O lugar dos palestinianos da Palestina de 1948 é reconhecido em todo o território e torna-se uma questão importante para todo o movimento de resistência nacional. É por esta razão que o Estado israelita acaba de decidir para lançar a sua operação “Lei e Ordem”.

A unidade geográfica e demográfica do movimento actual é óbvia, e a greve geral apenas o confirmou. Há, de facto, um só povo palestiniano entre o mar Mediterrâneo e o rio Jordão. No entanto, ouvimos, uma e outra vez, os representantes dos grandes poderes e as suas variantes políticas de esquerda proclamam que não haverá solução “fora do direito internacional e do reconhecimento do Estado da Palestina”, ao lado do Estado de Israel, ratificando assim a divisão da Palestina e do seu povo.

Um dos actos fundadores do “Direito internacional”, que sempre foi o do mais forte, foi o reconhecimento da divisão da Palestina pela ONU, em 1947, o que permitiu o desencadear Nakba (“a catástrofe”, nas palavras dos Palestinianos) antes da criação do Estado de Israel, em Maio de 1948. Quanto ao Estado da Palestina, expressão diplomática moderna, ele foi sempre concebido em termos do dogma da “segurança de Israel”.

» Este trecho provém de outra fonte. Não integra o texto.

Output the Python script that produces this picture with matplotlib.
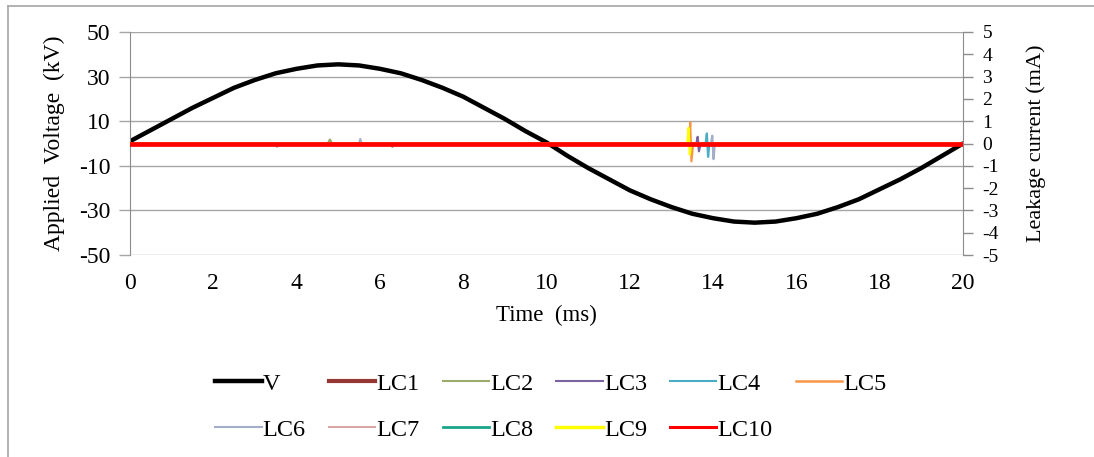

Os Acordos de Oslo, em 1993, sob a égide dos Estados Unidos, abriram o caminho para uma pretensa solução de dois Estados. Durante muito tempo, uma grande parte dos Palestinianos rejeitaram esta “solução”, que é apenas o legitimar do Estado israelita opressor.

Estas últimas manifestações demonstram, mais uma vez, o fracasso dos Acordos de Oslo. Em Gaza, na Cisjordânia, no Estado de Israel, ou nos campos de refugiados, há apenas um único povo.

O caos da ordem internacional e do apartheid ou a igualdade de direitos num único Estado: não há outra alternativa.

Crónica de François Lazar, publicada no semanário francês “Informations Ouvrières” – Informações operárias – nº 656, de 26 de Maio de 2021, do Partido Operário Independente de França.